Verbindliche Mindeststandards für nationale Gleichbehandlungsstellen
Mit der Einigung der Verhandlungsführer:innen des Europäischen Parlaments und des Rates auf neue Antidiskriminierungsvorschriften werden nun neue Mindeststandards für die nationalen Gleichbehandlungsstellen eingeführt. Mit ihrer Arbeit unterstützen sie als öffentliche Einrichtung Diskriminierungsopfer, begleiten ihre Probleme, berichten über diese und leisten Sensibilisierungsarbeit innerhalb der Gesellschaft. Die Stärkung der Gleichbehandlungsstellen durch ein einheitliches Mindestmaß an Schutz vor Diskriminierung für alle Menschen innerhalb der EU soll sich positiv auf die Gleichberechtigung und Nichtdiskriminierung im Alltag auswirken.
Im Jahre 2000 wurden die EU-Mitgliedsstaaten erstmals mit der Richtlinie zur Gleichbehandlung ohne Unterschied der Rasse dazu verpflichtet, nationale Stellen zur Förderung der Gleichbehandlung zu benennen. Das Europäische Netz der Gleichbehandlungsstellen bringt dabei nationale Gleichbehandlungsstellen zusammen und koordiniert die einheitliche Anwendung des EU-Rechts durch den Austausch von Informationen und bewährten Verfahren zwischen den Mitgliedsstaaten. Insgesamt vereint das Netzwerk 46 Organisationen aus 34 europäischen Ländern, die sich zum Beispiel für die Gleichstellung von Frauen und Männern einsetzen.
Bisher wurden den Mitgliedsstaaten bezüglich der Struktur und Arbeitsweise der nationalen Gleichbehandlungsstellen großes Ermessen eingeräumt, weshalb es erhebliche Diskrepanzen hinsichtlich der Befugnisse, Unabhängigkeit, Ressourcen, Zugänglichkeit und auch der Wirksamkeit zwischen den nationalen Stellen gibt. Zwar gab es 2018 seitens der Kommission unverbindliche Empfehlungen zu Standards der Gleichbehandlungsstellen, doch diese wurden nicht in allen Mitgliedsstaaten umgesetzt.
In einer Umfrage im Jahre 2019 gaben 59% der Europäer:innen an, dass Diskriminierung aus Gründen der ethnischen Herkunft in ihrem Land noch verbreitet sei. Die Diskriminierung auf Grund der Hautfarbe (59 %), sexueller Orientierung (53 %) oder Religion (47 %) wurden ebenfalls als problematisch eingeschätzt.
Die neue Einigung der Verhandlungsführer:innen sieht eine verbindliche Stärkung der Rolle und Unabhängigkeit der Gleichbehandlungsstellen vor.
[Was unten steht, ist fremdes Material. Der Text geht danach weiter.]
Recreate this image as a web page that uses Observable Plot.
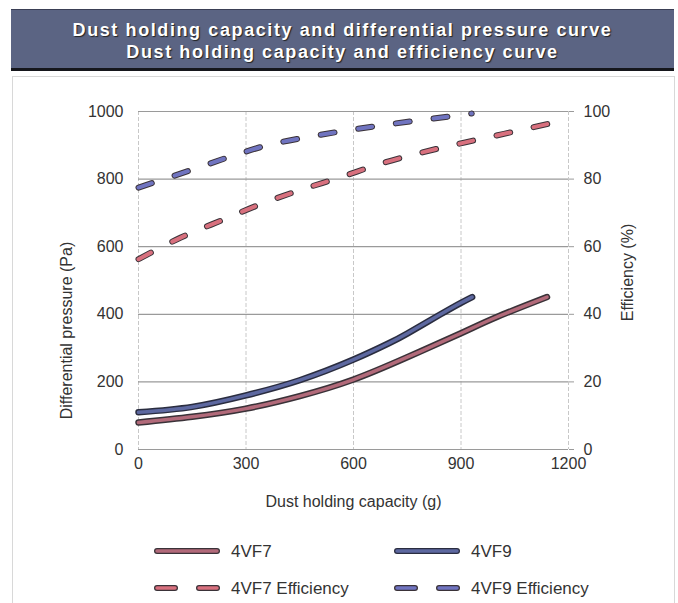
<!DOCTYPE html>
<html>
<head>
<meta charset="utf-8">
<script src="https://cdn.jsdelivr.net/npm/d3@7"></script>
<script src="https://cdn.jsdelivr.net/npm/@observablehq/plot@0.6"></script>
<style>
  html, body { margin: 0; padding: 0; background: #fff; }
  body { width: 678px; height: 603px; position: relative; overflow: hidden; font-family: "Liberation Sans", Arial, sans-serif; }
  #banner { position: absolute; left: 11px; top: 9px; width: 663px; height: 62px; background: #5b6483;
    border-top: 1px solid #3a3f55; border-bottom: 3px solid #15161c; box-sizing: border-box;
    color: #fff; font-weight: bold; font-size: 18px; text-align: center; line-height: 22px; padding-top: 9px;
    text-shadow: 1px 1px 1px #222; letter-spacing: 1.6px; }
  #frame { position: absolute; left: 12px; top: 76px; width: 663px; height: 530px; border: 1px solid #d8d8d8; border-bottom: none; box-sizing: border-box; }
  #chart { position: absolute; left: 0; top: 80px; }
  #legend { position: absolute; left: 0; top: 0; width: 678px; height: 603px; pointer-events: none; }
</style>
</head>
<body>
<div id="banner">Dust holding capacity and differential pressure curve<br>Dust holding capacity and efficiency curve</div>
<div id="frame"></div>
<div id="chart"></div>
<svg id="legend" width="678" height="603"></svg>
<script>
// ---- data ----
const capF7 = [0, 150, 300, 450, 600, 750, 900, 1000, 1140];
const dpF7  = [80, 97, 121, 158, 207, 273, 344, 392, 451];
const capF9 = [0, 150, 300, 450, 600, 700, 750, 843, 900, 931];
const dpF9  = [110, 126, 160, 205, 266, 315, 343, 400, 434, 451];
const capEffF7 = [0, 118, 239, 341, 444, 565, 677, 788, 909, 1020, 1150];
const effF7    = [56.3, 62.7, 68.1, 72.6, 76.5, 80.6, 84.6, 87.8, 90.8, 93.4, 96.5];
const capEffF9 = [0, 145, 266, 359, 470, 600, 712, 823, 930];
const effF9    = [77.5, 82.6, 87.0, 90.0, 92.4, 94.7, 96.4, 97.9, 99.4];
const xTicks = [0, 300, 600, 900, 1200];
const yTicks = [0, 200, 400, 600, 800, 1000];
const effTicks = [0, 20, 40, 60, 80, 100];
const seriesNames = ["4VF7", "4VF9", "4VF7 Efficiency", "4VF9 Efficiency"];

const zip = (xs, ys) => xs.map((x, i) => ({x, y: ys[i]}));
const f7 = zip(capF7, dpF7), f9 = zip(capF9, dpF9);
const e7 = zip(capEffF7, effF7), e9 = zip(capEffF9, effF9);
const effToY = d => d.y * 10; // right axis 0–100 % shares the 0–1000 Pa frame

const colF7 = "#b26a7a", colF9 = "#5d68a0", colE7 = "#d8707e", colE9 = "#7074c0";
const outline = "#3a3238", outline9 = "#2a2d40";
const dash = "14,24";
const font = "'Liberation Sans', Arial, sans-serif";

const plot = Plot.plot({
  width: 678,
  height: 439,
  marginLeft: 138,
  marginRight: 110,
  marginTop: 31,
  marginBottom: 70,
  style: {fontFamily: font, fontSize: "16px", color: "#333", background: "transparent"},
  x: {domain: [0, 1200]},
  y: {domain: [0, 1000]},
  marks: [
    Plot.ruleX(xTicks, {stroke: "#c8c8c8", strokeDasharray: "4,2", strokeWidth: 1}),
    Plot.ruleY(yTicks, {stroke: "#9a9a9a", strokeWidth: 1.2}),
    Plot.axisX(xTicks, {tickSize: 0, tickPadding: 8, label: null, fontSize: 16, tickFormat: d => String(d)}),
    Plot.axisY(yTicks, {anchor: "left", tickSize: 0, tickPadding: 15, label: null, fontSize: 16, tickFormat: d => String(d)}),
    Plot.axisY(yTicks, {anchor: "right", tickSize: 5, tickPadding: 10, stroke: "#9a9a9a", label: null, fontSize: 16,
      tickFormat: d => String(effTicks[yTicks.indexOf(d)])}),
    Plot.text(["Dust holding capacity (g)"], {frameAnchor: "bottom", dy: 57, fontSize: 16, fill: "#333"}),
    Plot.text(["Differential pressure (Pa)"], {frameAnchor: "left", textAnchor: "middle", dx: -72, dy: 50, rotate: -90, fontSize: 16, fill: "#333"}),
    Plot.text(["Efficiency (%)"], {frameAnchor: "right", textAnchor: "middle", dx: 59, dy: -8, rotate: -90, fontSize: 16, fill: "#333"}),
    // efficiency (dashed, outlined)
    Plot.line(e7, {x: "x", y: effToY, curve: "monotone-x", stroke: outline, strokeWidth: 6, strokeDasharray: dash, strokeLinecap: "round"}),
    Plot.line(e7, {x: "x", y: effToY, curve: "monotone-x", stroke: colE7, strokeWidth: 4, strokeDasharray: dash, strokeLinecap: "round"}),
    Plot.line(e9, {x: "x", y: effToY, curve: "monotone-x", stroke: outline, strokeWidth: 6, strokeDasharray: dash, strokeLinecap: "round"}),
    Plot.line(e9, {x: "x", y: effToY, curve: "monotone-x", stroke: colE9, strokeWidth: 4, strokeDasharray: dash, strokeLinecap: "round"}),
    // differential pressure (solid, outlined)
    Plot.line(f7, {x: "x", y: "y", curve: "natural", stroke: outline, strokeWidth: 6.5, strokeLinecap: "round"}),
    Plot.line(f7, {x: "x", y: "y", curve: "natural", stroke: colF7, strokeWidth: 3.5, strokeLinecap: "round"}),
    Plot.line(f9, {x: "x", y: "y", curve: "natural", stroke: outline9, strokeWidth: 6.5, strokeLinecap: "round"}),
    Plot.line(f9, {x: "x", y: "y", curve: "natural", stroke: colF9, strokeWidth: 3.5, strokeLinecap: "round"})
  ]
});
document.getElementById("chart").appendChild(plot);

// ---- legend ----
const lg = d3.select("#legend");
const items = [
  {name: seriesNames[0], col: colF7, out: outline, dashed: false, x: 155, y: 551},
  {name: seriesNames[1], col: colF9, out: outline9, dashed: false, x: 395, y: 551},
  {name: seriesNames[2], col: colE7, out: outline, dashed: true, x: 155, y: 588},
  {name: seriesNames[3], col: colE9, out: outline, dashed: true, x: 395, y: 588}
];
for (const it of items) {
  const segs = it.dashed ? [[it.x + 2, it.x + 20], [it.x + 44, it.x + 62]] : [[it.x + 2, it.x + 62]];
  for (const [a, b] of segs) {
    lg.append("line").attr("x1", a).attr("x2", b).attr("y1", it.y).attr("y2", it.y)
      .attr("stroke", it.out).attr("stroke-width", 6).attr("stroke-linecap", "round");
    lg.append("line").attr("x1", a).attr("x2", b).attr("y1", it.y).attr("y2", it.y)
      .attr("stroke", it.col).attr("stroke-width", 3.5).attr("stroke-linecap", "round");
  }
  lg.append("text").attr("x", it.x + 76).attr("y", it.y).attr("dy", "0.35em")
    .attr("font-family", font).attr("font-size", 17).attr("fill", "#333")
    .text(it.name);
}
</script>
</body>
</html>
Zu den wesentlichen Neuerungen gehören die erweiterten Zuständigkeiten und Befugnisse der Gleichbehandlungsstellen bei der Bekämpfung von Diskriminierung zum Beispiel auf Grund der Religion, einer Behinderung, des Alters oder des Geschlechts. Eine gesetzlich geregelte Unabhängigkeit für sie muss dabei immer gewährleistet sein. Sind die Gleichbehandlungsstellen beispielsweise (wie in Deutschland) organisatorisch an ein nationales Ministerium angedockt, muss anhand besonderer Vorschriften die unabhängige Wahrnehmung der Aufgaben gewährleistet werden. Hierzu zählen zum Beispiel von dem Ministerium losgelöste interne Strukturen, die Personalausstattung, eigenständige Finanzverwaltung oder Rechenschaftspflichten. In Deutschland beispielsweise ist die nationale Gleichbehandlungsstelle, die Antidiskriminierungsstelle des Bundes, organisatorisch dem Bundesministerium für Familie, Senioren, Frauen und Jugend zugeordnet.
Außerdem müssen Mitgliedsstaaten ausreichende personelle, technische und finanzielle Ressourcen bereitstellen. Künftig müssen öffentliche Einrichtungen die Gleichbehandlungsstellen bei Fragen im Zusammenhang von Diskriminierung und Gleichbehandlung einbeziehen.
Bevor die neue Vorschrift in Kraft tritt, müssen zunächst das Parlament und der Rat der Einigung förmlich zustimmen. Dies geschieht voraussichtlich noch vor der Wahl zum Europäischen Parlament am 9. Juni 2024. Im Anschluss haben die Mitgliedsstaaten 24 Monate Zeit, die neuen Regelungen in nationales Recht umzusetzen.